Soon the two are in love and moving in together. Jack is a very successful male prostitute, seeming to deal mostly in S&M; he wears his beeper at all times and occasionally brings clients to the apartment for the weekend. Otherwise, he seems to be the perfect boyfriend - gentle, loving, supportive, freely doling out gifts and love notes. He worries about Josh's drinking, orders in breakfast for two every morning and even refuses to have sex with Josh until the relationship is ready. Josh continues on with his day job and Aqua's night life and wonders how he got so lucky. If it weren't for the prologue which has Jack standing over a sleeping JK-P with a knife, I'd nominate this for Romance of the Year.

Yes, you read it right, "with a knife", a giant machete-like knife by the way. Somewhere down the line, Jack has become addicted to crack (a whore addicted to crack - Stop the Presses) and is now a violent maniac.
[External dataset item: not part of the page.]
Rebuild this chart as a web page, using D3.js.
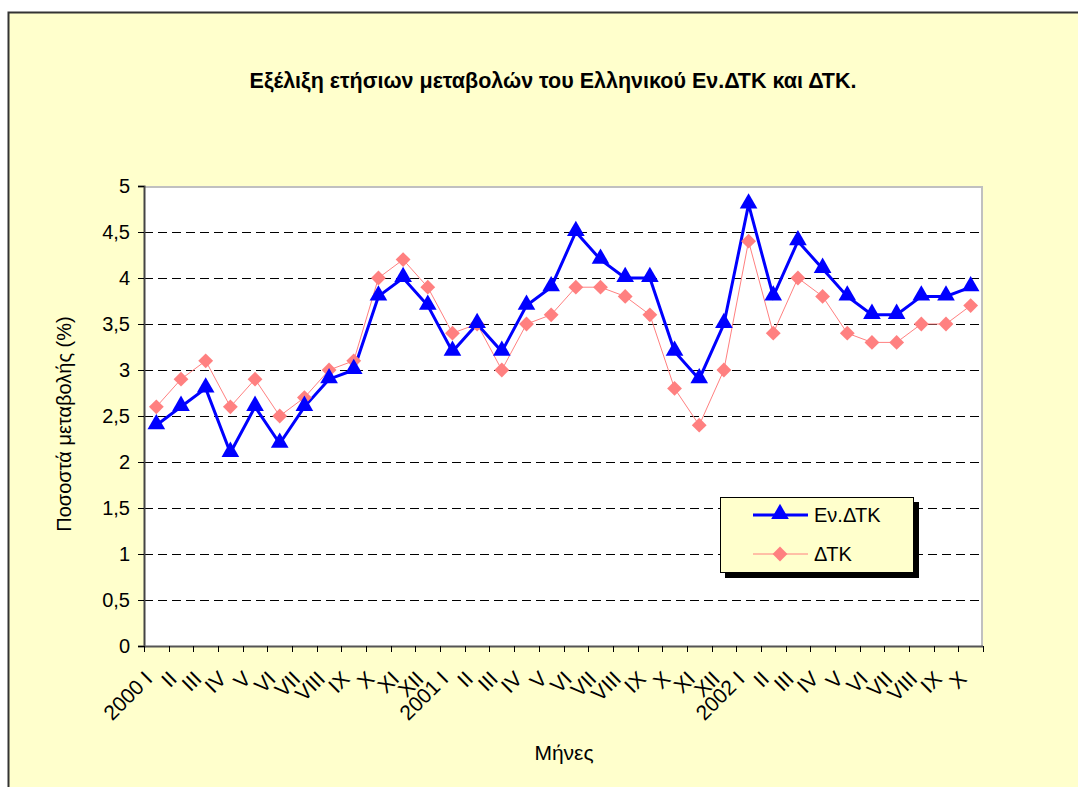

I'm being a bit sassy here; his descent isn't as sudden as I make it out to be. There are a lot of broken promises, false steps and ruined fresh starts (if you're thinking it's kinda like my blog, shaddup!) and eventually Jack and Josh split. Josh has moved on to a stable relationship, a good job and life as a full time man. Jack? Who knows but we wish him well.

If you can't tell by what I've written so far, this book entertained the hell out of me. It was a peek inside a world I'll never get to see. There was, for example, an illuminating description of the process of becoming a woman (a hint - it involves a lot of shaving), smoking crack, dealing with drunken men wanting to touch your - er - goldfish, etc. I also learned a bit about the pain there is involved in being a drag queen and I'm not just talking the tucking away of inconvenient bits and pieces or winching a corset up to rib crushing tightness. Our no-holds barred author describes a gruesome drag act in which a 300lb. queen shoots M&M's out her ass. That's real pain. (If, by the way, that's the scene that entices you to read I Am Not Myself These Days, I don't want to know about it, okay? We really don't know each other well enough.)